Output the data word for word, dropping every image.
********************
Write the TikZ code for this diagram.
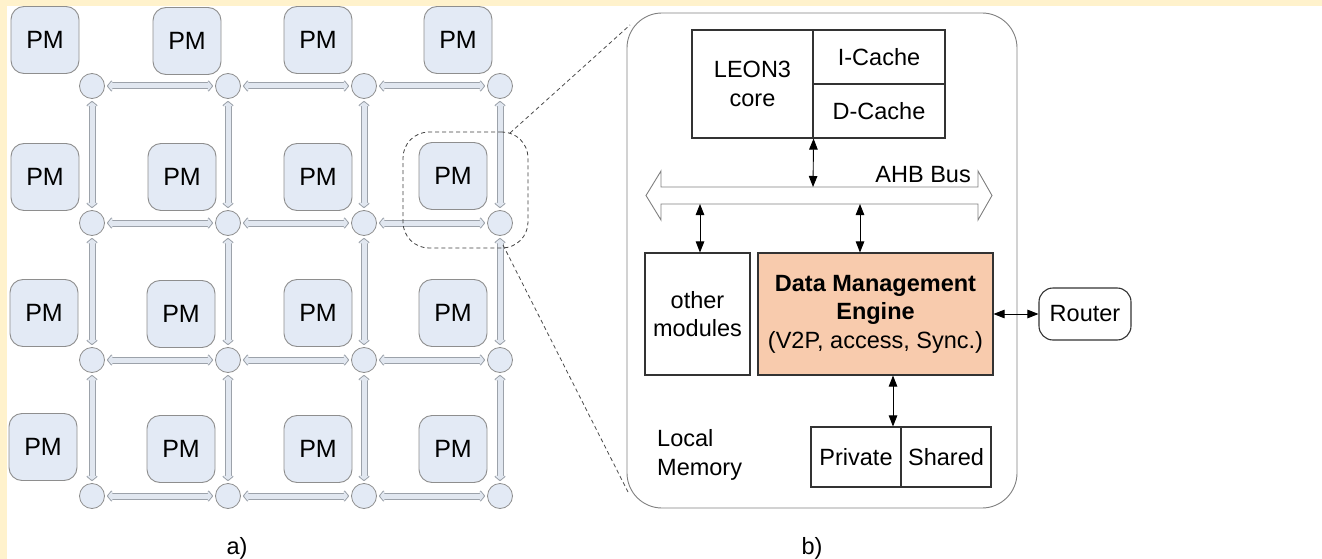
\documentclass[tikz,border=0pt]{standalone}
\usepackage{fontspec}
\setmainfont{Liberation Sans}
\usetikzlibrary{arrows.meta}
\definecolor{bgyellow}{HTML}{FFF2CC}
\definecolor{pmfill}{HTML}{E3EAF5}
\definecolor{pmedge}{HTML}{8E8E8E}
\definecolor{linkedge}{HTML}{9CA2AA}
\definecolor{linkfill}{HTML}{E1E7F0}
\definecolor{dmefill}{HTML}{F8CBAD}
\definecolor{boxedge}{HTML}{333333}
\definecolor{paneledge}{HTML}{808080}
\newcommand\meshlink[2]{\draw[linkout] (#1) -- (#2); \draw[linkin] (#1) -- (#2);}
\begin{document}
\begin{tikzpicture}[x=1pt,y=-1pt,
  pm/.style={draw=pmedge, fill=pmfill, rounded corners=13pt, minimum width=68pt, minimum height=67pt, inner sep=0pt, line width=0.9pt, font=\fontsize{25}{30}\selectfont},
  rt/.style={circle, draw=pmedge, fill=pmfill, minimum size=25pt, inner sep=0pt, line width=0.8pt},
  linkout/.style={draw=linkedge, line width=7pt, {Triangle[round,length=5.5pt,width=13pt]}-{Triangle[round,length=5.5pt,width=13pt]}, shorten <=2pt, shorten >=2pt},
  linkin/.style={draw=linkfill, line width=5pt, {Triangle[round,length=4.2pt,width=10.4pt]}-{Triangle[round,length=4.2pt,width=10.4pt]}, shorten <=3.3pt, shorten >=3.3pt},
  txt/.style={font=\fontsize{23.5}{28.5}\selectfont, inner sep=0pt},
  blk/.style={draw=boxedge, line width=1.1pt, inner sep=0pt, align=center, font=\fontsize{23.5}{28.5}\selectfont},
  biarrow/.style={draw=black, line width=0.9pt, {Triangle[length=11pt,width=8.5pt]}-{Triangle[length=11pt,width=8.5pt]}},
  zoomline/.style={draw=black!70, line width=0.8pt, dash pattern=on 4pt off 3pt}
]
\useasboundingbox (0,0) rectangle (1322,559);
\fill[white] (0,0) rectangle (1322,559);
\fill[bgyellow] (0,0) rectangle (1322,6);
\fill[bgyellow] (0,0) rectangle (7,559);

% ---- a) mesh ----
\foreach \i/\y in {1/86,2/223,3/360,4/496}
  \foreach \j/\x in {1/92,2/228,3/364,4/500}
    \node[rt] (r\i\j) at (\x,\y) {};

\node[pm] (p11) at (45,40) {PM};
\node[pm] (p12) at (187,41) {PM};
\node[pm] (p13) at (318,40) {PM};
\node[pm] (p14) at (458,40) {PM};
\node[pm] (p21) at (45,177) {PM};
\node[pm] (p22) at (182,177) {PM};
\node[pm] (p23) at (318,177) {PM};
\node[pm] (p24) at (453,176) {PM};
\node[pm] (p31) at (44,313) {PM};
\node[pm] (p32) at (181,314) {PM};
\node[pm] (p33) at (318,313) {PM};
\node[pm] (p34) at (453,313) {PM};
\node[pm] (p41) at (43,447) {PM};
\node[pm] (p42) at (181,449) {PM};
\node[pm] (p43) at (318,449) {PM};
\node[pm] (p44) at (453,449) {PM};

\foreach \i in {1,2,3,4}{
  \meshlink{r\i1}{r\i2}
  \meshlink{r\i2}{r\i3}
  \meshlink{r\i3}{r\i4}
}
\foreach \j in {1,2,3,4}{
  \meshlink{r1\j}{r2\j}
  \meshlink{r2\j}{r3\j}
  \meshlink{r3\j}{r4\j}
}

\node[draw=black!75, line width=0.8pt, dash pattern=on 4pt off 3pt, rounded corners=26pt, minimum width=125pt, minimum height=116pt, inner sep=0pt] (zoomarea) at (465.5,190) {};
\node[txt] (la) at (237,548) {a)};

% ---- b) processing element ----
\node[draw=paneledge, line width=0.9pt, rounded corners=35pt, minimum width=390pt, minimum height=495pt, inner sep=0pt] (pe) at (822,260.5) {};

\coordinate (zt1) at (510,133);
\coordinate (zt2) at (630,25);
\coordinate (zb1) at (503,245);
\coordinate (zb2) at (628,492);
\draw[zoomline] (zt1) -- (zt2);
\draw[zoomline] (zb1) -- (zb2);

\node[blk, minimum width=121pt, minimum height=108pt] (leon) at (752.5,84) {LEON3\\core};
\node[blk, minimum width=132pt, minimum height=54pt] (icache) at (879,57) {I-Cache};
\node[blk, minimum width=132pt, minimum height=54pt] (dcache) at (879,111) {D-Cache};

% AHB bus
\draw[draw=paneledge, line width=0.9pt, fill=white]
  (646,195.5) -- (661,171) -- (661,187) -- (978,187) -- (978,171) -- (992,195.5)
  -- (978,220) -- (978,204) -- (661,204) -- (661,220) -- cycle;
\node[txt, anchor=base east] (ahb) at (971,182) {AHB Bus};
\coordinate (busT) at (813,187);
\coordinate (busB1) at (700,204);
\coordinate (busB2) at (860,204);

\node[blk, minimum width=105pt, minimum height=122pt] (others) at (697.5,314) {other\\modules};
\node[blk, fill=dmefill, minimum width=235pt, minimum height=122pt] (dme) at (875.5,314)
  {\textbf{Data Management}\\\textbf{Engine}\\(V2P, access, Sync.)};
\node[blk, rounded corners=14pt, minimum width=92pt, minimum height=52pt] (router) at (1085,314) {Router};
\node[blk, minimum width=90pt, minimum height=60pt] (private) at (856,457) {Private};
\node[blk, minimum width=90pt, minimum height=60pt] (shared) at (946,457) {Shared};
\node[txt, anchor=west, align=left] (lmem) at (657,455) {Local\\Memory};

\draw[biarrow] (leon.south east) -- (busT);
\draw[biarrow] (busB1) -- (busB1 |- others.north);
\draw[biarrow] (busB2) -- (busB2 |- dme.north);
\draw[biarrow] (dme.east) -- (router.west);
\draw[biarrow] (dme.south -| 893,0) -- (private.north -| 893,0);

\node[txt] (lb) at (812,548) {b)};
\end{tikzpicture}
\end{document}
********************
**COMPLETED TASK:**
Write the TikZ code for this diagram.
\documentclass[tikz,border=0pt]{standalone}
\usepackage{fontspec}
\setmainfont{Liberation Sans}
\usetikzlibrary{arrows.meta}
\definecolor{bgyellow}{HTML}{FFF2CC}
\definecolor{pmfill}{HTML}{E3EAF5}
\definecolor{pmedge}{HTML}{8E8E8E}
\definecolor{linkedge}{HTML}{9CA2AA}
\definecolor{linkfill}{HTML}{E1E7F0}
\definecolor{dmefill}{HTML}{F8CBAD}
\definecolor{boxedge}{HTML}{333333}
\definecolor{paneledge}{HTML}{808080}
\newcommand\meshlink[2]{\draw[linkout] (#1) -- (#2); \draw[linkin] (#1) -- (#2);}
\begin{document}
\begin{tikzpicture}[x=1pt,y=-1pt,
  pm/.style={draw=pmedge, fill=pmfill, rounded corners=13pt, minimum width=68pt, minimum height=67pt, inner sep=0pt, line width=0.9pt, font=\fontsize{25}{30}\selectfont},
  rt/.style={circle, draw=pmedge, fill=pmfill, minimum size=25pt, inner sep=0pt, line width=0.8pt},
  linkout/.style={draw=linkedge, line width=7pt, {Triangle[round,length=5.5pt,width=13pt]}-{Triangle[round,length=5.5pt,width=13pt]}, shorten <=2pt, shorten >=2pt},
  linkin/.style={draw=linkfill, line width=5pt, {Triangle[round,length=4.2pt,width=10.4pt]}-{Triangle[round,length=4.2pt,width=10.4pt]}, shorten <=3.3pt, shorten >=3.3pt},
  txt/.style={font=\fontsize{23.5}{28.5}\selectfont, inner sep=0pt},
  blk/.style={draw=boxedge, line width=1.1pt, inner sep=0pt, align=center, font=\fontsize{23.5}{28.5}\selectfont},
  biarrow/.style={draw=black, line width=0.9pt, {Triangle[length=11pt,width=8.5pt]}-{Triangle[length=11pt,width=8.5pt]}},
  zoomline/.style={draw=black!70, line width=0.8pt, dash pattern=on 4pt off 3pt}
]
\useasboundingbox (0,0) rectangle (1322,559);
\fill[white] (0,0) rectangle (1322,559);
\fill[bgyellow] (0,0) rectangle (1322,6);
\fill[bgyellow] (0,0) rectangle (7,559);

% ---- a) mesh ----
\foreach \i/\y in {1/86,2/223,3/360,4/496}
  \foreach \j/\x in {1/92,2/228,3/364,4/500}
    \node[rt] (r\i\j) at (\x,\y) {};

\node[pm] (p11) at (45,40) {PM};
\node[pm] (p12) at (187,41) {PM};
\node[pm] (p13) at (318,40) {PM};
\node[pm] (p14) at (458,40) {PM};
\node[pm] (p21) at (45,177) {PM};
\node[pm] (p22) at (182,177) {PM};
\node[pm] (p23) at (318,177) {PM};
\node[pm] (p24) at (453,176) {PM};
\node[pm] (p31) at (44,313) {PM};
\node[pm] (p32) at (181,314) {PM};
\node[pm] (p33) at (318,313) {PM};
\node[pm] (p34) at (453,313) {PM};
\node[pm] (p41) at (43,447) {PM};
\node[pm] (p42) at (181,449) {PM};
\node[pm] (p43) at (318,449) {PM};
\node[pm] (p44) at (453,449) {PM};

\foreach \i in {1,2,3,4}{
  \meshlink{r\i1}{r\i2}
  \meshlink{r\i2}{r\i3}
  \meshlink{r\i3}{r\i4}
}
\foreach \j in {1,2,3,4}{
  \meshlink{r1\j}{r2\j}
  \meshlink{r2\j}{r3\j}
  \meshlink{r3\j}{r4\j}
}

\node[draw=black!75, line width=0.8pt, dash pattern=on 4pt off 3pt, rounded corners=26pt, minimum width=125pt, minimum height=116pt, inner sep=0pt] (zoomarea) at (465.5,190) {};
\node[txt] (la) at (237,548) {a)};

% ---- b) processing element ----
\node[draw=paneledge, line width=0.9pt, rounded corners=35pt, minimum width=390pt, minimum height=495pt, inner sep=0pt] (pe) at (822,260.5) {};

\coordinate (zt1) at (510,133);
\coordinate (zt2) at (630,25);
\coordinate (zb1) at (503,245);
\coordinate (zb2) at (628,492);
\draw[zoomline] (zt1) -- (zt2);
\draw[zoomline] (zb1) -- (zb2);

\node[blk, minimum width=121pt, minimum height=108pt] (leon) at (752.5,84) {LEON3\\core};
\node[blk, minimum width=132pt, minimum height=54pt] (icache) at (879,57) {I-Cache};
\node[blk, minimum width=132pt, minimum height=54pt] (dcache) at (879,111) {D-Cache};

% AHB bus
\draw[draw=paneledge, line width=0.9pt, fill=white]
  (646,195.5) -- (661,171) -- (661,187) -- (978,187) -- (978,171) -- (992,195.5)
  -- (978,220) -- (978,204) -- (661,204) -- (661,220) -- cycle;
\node[txt, anchor=base east] (ahb) at (971,182) {AHB Bus};
\coordinate (busT) at (813,187);
\coordinate (busB1) at (700,204);
\coordinate (busB2) at (860,204);

\node[blk, minimum width=105pt, minimum height=122pt] (others) at (697.5,314) {other\\modules};
\node[blk, fill=dmefill, minimum width=235pt, minimum height=122pt] (dme) at (875.5,314)
  {\textbf{Data Management}\\\textbf{Engine}\\(V2P, access, Sync.)};
\node[blk, rounded corners=14pt, minimum width=92pt, minimum height=52pt] (router) at (1085,314) {Router};
\node[blk, minimum width=90pt, minimum height=60pt] (private) at (856,457) {Private};
\node[blk, minimum width=90pt, minimum height=60pt] (shared) at (946,457) {Shared};
\node[txt, anchor=west, align=left] (lmem) at (657,455) {Local\\Memory};

\draw[biarrow] (leon.south east) -- (busT);
\draw[biarrow] (busB1) -- (busB1 |- others.north);
\draw[biarrow] (busB2) -- (busB2 |- dme.north);
\draw[biarrow] (dme.east) -- (router.west);
\draw[biarrow] (dme.south -| 893,0) -- (private.north -| 893,0);

\node[txt] (lb) at (812,548) {b)};
\end{tikzpicture}
\end{document}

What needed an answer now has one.